A combined experimental and mechanistic study of the chemoselective hydroboration of carbonyls by the paramagnetic bis-amido Mn[(SNSMe)-N-Me](2) complex (1) is described. The catalyst allows for room-temperature hydroboration of carbonyls at low catalyst loadings (0.1 mol %) and reaction times (<30 min). A series of mechanistic studies highlight the significance of bifunctional amido bis(thioether) ligand L to the success of the reaction, insight otherwise difficult to attain in paramagnetic systems.
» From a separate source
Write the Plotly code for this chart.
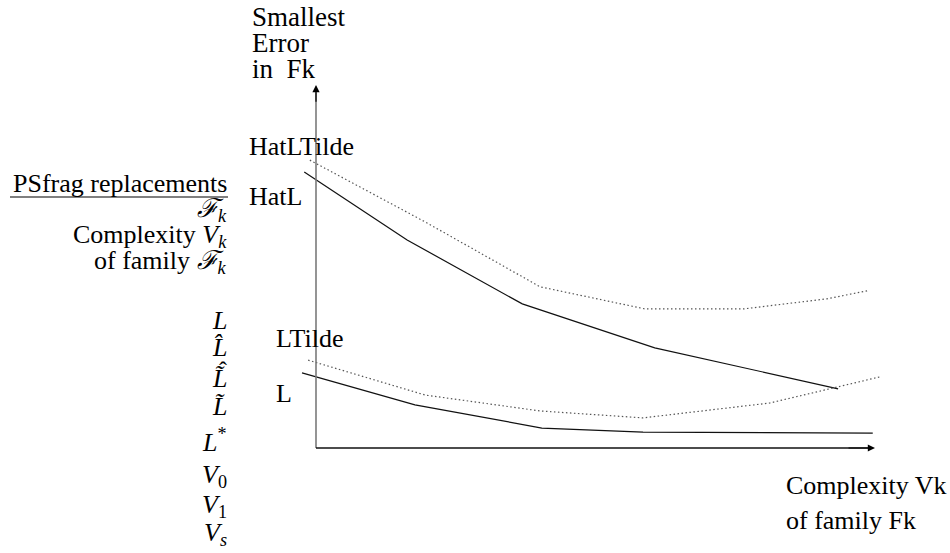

Kinetic studies using variable time normalization analysis revealed no unusual reaction kinetics, indicating the absence of side reactions. A borylated analogue of L was observed and characterized via mass spectrometry. Density functional theory (DFT) calculations showed that thioether hemilability of L is crucial during catalysis for providing the active coordinating site. Also, the frequently proposed Mn-H intermediate was found not to be the active species responsible for catalysis. Instead, an inner-sphere reaction pathway with carbonyl coordination to the metal center and amido-promoted B-H reactivity is proposed to be operative.

Automated summary

The study describes the chemoselective hydroboration of carbonyls using the paramagnetic bis-amido Mn[(SNSMe)-N-Me](2) complex (1). It was found that the bifunctional amido bis(thioether) ligand L plays a crucial role in the success of the reaction, while also ruling out the possibility of side reactions.